When Clara Boehmer grew up, she married Nathaniel's son, Fred Miller. Their third and youngest child grew up to be Agatha Christie; Clara and Fred's eldest child, Margaret Frary Miller ("Madge"), was named for Margaret West Miller, who was one of her godmothers, and for Nathaniel (Frary was the surname of his mother's stepfather). While her parents and sister were in America December 1895-May 1896, Agatha lived with her great-aunt Margaret (who was also her step-grandmother).
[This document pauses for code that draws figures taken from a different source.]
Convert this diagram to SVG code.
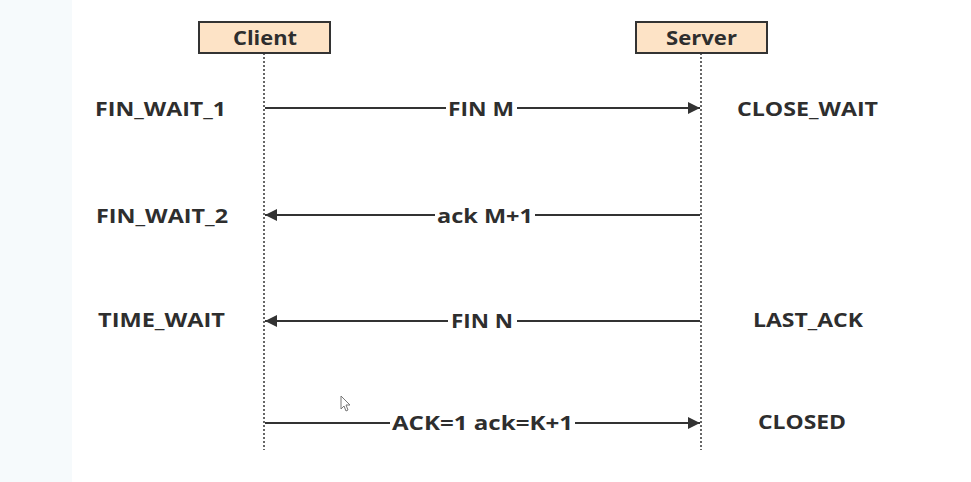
<svg xmlns="http://www.w3.org/2000/svg" width="971" height="482" viewBox="0 0 971 482">
<style>
text{font-family:"Open Sans","Liberation Sans",sans-serif;font-weight:bold;fill:#2e2e2e;font-size:20px}
.box{fill:#fde3c6;stroke:#333;stroke-width:2}
.life{stroke:#666;stroke-width:2;stroke-dasharray:2 2}
.arrow{stroke:#333;stroke-width:2;fill:none}
.lbg{fill:#fff}
</style>
<defs>
<marker id="ah" viewBox="0 0 10 10" refX="10" refY="5" markerWidth="8" markerHeight="6" orient="auto" markerUnits="strokeWidth">
<path d="M0,0 L10,5 L0,10 z" fill="#333"/>
</marker>
</defs>
<rect width="971" height="482" fill="#fff"/>
<rect x="0" y="0" width="72" height="482" fill="#f6fafc"/>
<g id="client">
<line class="life" x1="264" y1="53" x2="264" y2="450"/>
<rect class="box" x="199" y="22" width="131" height="31"/>
<text x="233" y="45" textLength="64" lengthAdjust="spacingAndGlyphs">Client</text>
</g>
<g id="server">
<line class="life" x1="701" y1="53" x2="701" y2="450"/>
<rect class="box" x="636" y="22" width="131" height="31"/>
<text x="666" y="45" textLength="71" lengthAdjust="spacingAndGlyphs">Server</text>
</g>
<g id="states">
<text x="95" y="116" textLength="131" lengthAdjust="spacingAndGlyphs">FIN_WAIT_1</text>
<text x="96" y="223" textLength="132" lengthAdjust="spacingAndGlyphs">FIN_WAIT_2</text>
<text x="98" y="327" textLength="127" lengthAdjust="spacingAndGlyphs">TIME_WAIT</text>
<text x="737" y="116" textLength="141" lengthAdjust="spacingAndGlyphs">CLOSE_WAIT</text>
<text x="753" y="327" textLength="110" lengthAdjust="spacingAndGlyphs">LAST_ACK</text>
<text x="758" y="429" textLength="88" lengthAdjust="spacingAndGlyphs">CLOSED</text>
</g>
<g id="connectors">
<line class="arrow" x1="265" y1="108" x2="700" y2="108" marker-end="url(#ah)"/>
<line class="arrow" x1="700" y1="215" x2="265" y2="215" marker-end="url(#ah)"/>
<line class="arrow" x1="700" y1="321" x2="265" y2="321" marker-end="url(#ah)"/>
<line class="arrow" x1="265" y1="423" x2="700" y2="423" marker-end="url(#ah)"/>
<rect class="lbg" x="446" y="97" width="71" height="22"/>
<text x="448" y="116" textLength="66" lengthAdjust="spacingAndGlyphs">FIN M</text>
<rect class="lbg" x="435" y="204" width="100" height="22"/>
<text x="437" y="223" textLength="96" lengthAdjust="spacingAndGlyphs">ack M+1</text>
<rect class="lbg" x="448" y="310" width="69" height="22"/>
<text x="451" y="328" textLength="62" lengthAdjust="spacingAndGlyphs">FIN N</text>
<rect class="lbg" x="390" y="412" width="185" height="22"/>
<text x="392" y="430" textLength="181" lengthAdjust="spacingAndGlyphs">ACK=1 ack=K+1</text>
</g>
<path d="M341,396 L341,409 L344,406 L346,411 L348,410 L346,405 L350,405 Z" fill="#fff" stroke="#777" stroke-width="1"/>
</svg>
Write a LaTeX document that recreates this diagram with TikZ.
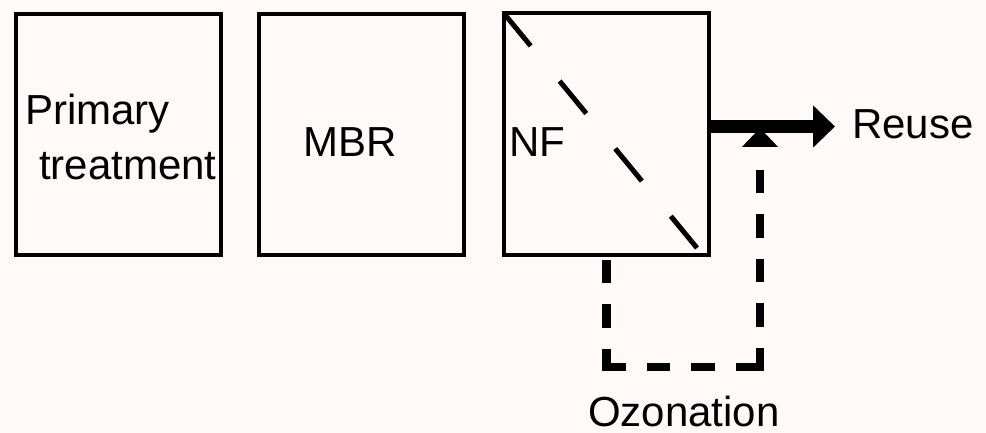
\documentclass[tikz,border=0pt]{standalone}
\usepackage{fontspec}
\setmainfont{Liberation Sans}
\usetikzlibrary{arrows.meta}
\definecolor{bgc}{RGB}{255,250,247}
\begin{document}
\begin{tikzpicture}[x=1pt,y=-1pt,
  box/.style={draw=black,line width=4pt,minimum width=205pt,minimum height=241pt,inner sep=0pt,outer sep=0pt},
  lbl/.style={anchor=base west,inner sep=0pt,font=\fontsize{42}{50}\selectfont},
  ozo/.style={line width=8.5pt,line cap=rect,dash pattern=on 15pt off 29.5pt},
  diag/.style={line width=5pt,dash pattern=on 42pt off 45.5pt}]
\fill[bgc] (0,0) rectangle (986,433);
\useasboundingbox (0,0) rectangle (986,433);
\node[box] (pt) at (118.5,134.5) {};
\node[box] (mbr) at (361.5,134.5) {};
\node[box] (nf) at (606.5,134) {};
\node[lbl] (t1) at (25,125) {Primary};
\node[lbl] (t2) at (39,180) {treatment};
\node[lbl] (t3) at (303,157) {MBR};
\node[lbl] (t4) at (509,157) {NF};
\node[lbl] (reuse) at (852,139) {Reuse};
\node[lbl] (ozon) at (588,426) {Ozonation};
\coordinate (d1) at (697,248);
\draw[diag] (nf.north west) -- (d1);
\coordinate (s0) at (606.5,264);
\coordinate (c1) at (606.5,367);
\coordinate (c2) at (760,367);
\coordinate (tp) at (760,128);
\draw[ozo] (s0) -- (c1);
\draw[ozo] (c1) -- (c2);
\draw[ozo,-{Triangle[length=19pt,width=35pt]}] (c2) -- (tp);
\coordinate (a0) at (709,126.5);
\coordinate (a1) at (835,126.5);
\draw[line width=13pt,-{Triangle[length=22pt,width=41pt]}] (a0) -- (a1);
\end{tikzpicture}
\end{document}
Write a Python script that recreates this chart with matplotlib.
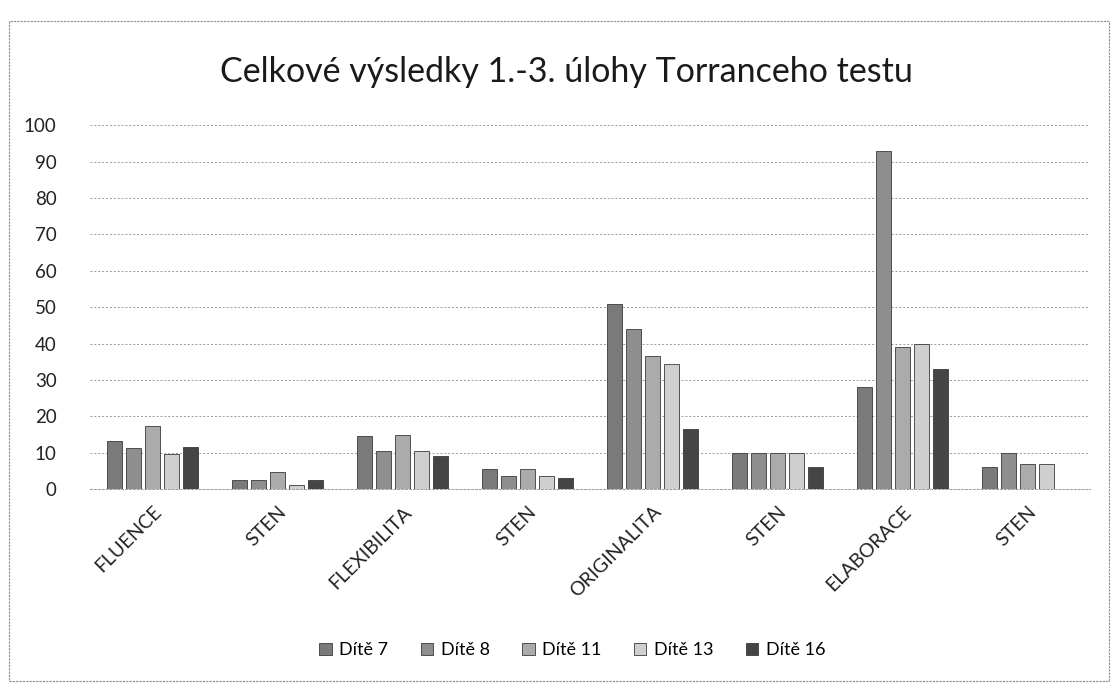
import numpy as np
import matplotlib.pyplot as plt
from matplotlib.patches import Rectangle

plt.rcParams['font.family'] = ['Lato', 'DejaVu Sans']

# kategorie na ose x
categories = ['FLUENCE', 'STEN', 'FLEXIBILITA', 'STEN',
              'ORIGINALITA', 'STEN', 'ELABORACE', 'STEN']

# hodnoty jednotlivych deti
dite7 = [13.3, 2.5, 14.5, 5.5, 51, 10, 28, 6]
dite8 = [11.4, 2.4, 10.5, 3.5, 44, 10, 93, 10]
dite11 = [17.3, 4.6, 15, 5.5, 36.5, 10, 39, 7]
dite13 = [9.6, 1.2, 10.5, 3.6, 34.5, 10, 40, 7]
dite16 = [11.6, 2.6, 9, 3, 16.5, 6, 33, 0]

series = [dite7, dite8, dite11, dite13, dite16]
labels = ['Dítě 7', 'Dítě 8', 'Dítě 11', 'Dítě 13', 'Dítě 16']
colors = ['#7a7a7a', '#8e8e8e', '#ababab', '#cfcfcf', '#454545']
y_ticks = [0, 10, 20, 30, 40, 50, 60, 70, 80, 90, 100]

fig = plt.figure(figsize=(11.11, 6.88), dpi=100)
ax = fig.add_axes([0.081, 0.289, 0.9, 0.529])

x = np.arange(len(categories))
w = 0.12
step = 0.152
for i, (vals, lab, col) in enumerate(zip(series, labels, colors)):
    off = (i - 2) * step
    ax.bar(x + off, vals, width=w, color=col, edgecolor='#3a3a3a',
           linewidth=0.6, label=lab, zorder=3)

ax.set_xlim(-0.5, len(categories) - 0.5)
ax.set_ylim(0, 100)
ax.set_yticks(y_ticks)
ax.tick_params(axis='y', length=0, pad=24, labelsize=13.5, labelcolor='#222222')
ax.set_xticks(x)
ax.set_xticklabels(categories, rotation=45, ha='right', rotation_mode='anchor',
                   fontsize=14, color='#222222')
ax.tick_params(axis='x', length=0, pad=10)

# mrizka
ax.grid(True, axis='y', color='#9a9a9a', linestyle=(0, (2, 2)), linewidth=0.7, zorder=0)
for s in ['top', 'right', 'left']:
    ax.spines[s].set_visible(False)
ax.spines['bottom'].set_color('#9a9a9a')
ax.spines['bottom'].set_linestyle((0, (2, 2)))
ax.spines['bottom'].set_linewidth(0.7)

fig.text(0.51, 0.895, 'Celkové výsledky 1.-3. úlohy Torranceho testu',
         ha='center', va='center', fontsize=24.5, color='#1a1a1a')

handles, labs = ax.get_legend_handles_labels()
fig.legend(handles, labs, loc='center', bbox_to_anchor=(0.515, 0.055), ncol=5,
           frameon=False, fontsize=13, handlelength=0.7, handleheight=0.7,
           handletextpad=0.4, columnspacing=1.8)

# ramecek grafu
fig.patches.append(Rectangle((0.008, 0.01), 0.99, 0.96, transform=fig.transFigure,
                             fill=False, edgecolor='#8a8a8a', linewidth=0.8,
                             linestyle=(0, (2, 1))))

fig.savefig('out.png', dpi=100)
She remembered that her grandmother Mary Boehmer spent every Sunday in Ealing, along with Mary's sons, Ernest and Harry (and probably Harry's wife, Samina "Minnie" Macartney, whom he married in April 1890).

Margaret was always an important part of her niece Clara's family, who called her "Auntie-Grannie". She's described as a generous, energetic, and sociable woman who enjoyed playing rambunctious games with great-niece Agatha, hosting gossipy tea parties for her "Ealing cronies", growing roses, going to the theatre, writing endless letters, and shopping at the Army & Navy Stores, where her nephew Harry Miller Boehmer was Chief Clerk and later Assistant Secretary. Margaret loved to read and to give books; she was also a prolific knitter and crocheter. An efficient housekeeper, she earned lifelong loyalty from her cook Hannah Dyson, who remained with her for more than thirty years.

She had a shrewd, rather cynical side as well. Like Miss Jane Marple, Agatha tells us, Margaret "always expected the worst of everyone and everything, and [was], with almost frightening accuracy, usually proved right."

In her mid-80s, she moved to Torquay to live with Clara at Ashfield, Barton Road, and it was there that she died a few years later at age 90 from gallbladder disease. She is buried here with Clara, Madge, and her stepson, Fred Miller, who had become so attached to Margaret, he called her "Mother".
_____________________________________
*Henrietta Westmuckett West's maiden surname is the likely inspiration for a pen name used by her great-great-granddaughter Agatha Christie: Mary Westmacott.

**John Henry Mee and L.F. Salzmann. Bourne in the Past: Being a History of the Parish of Westbourne. Hove, Sussex, England: Cambridge's, 1913. Page 5.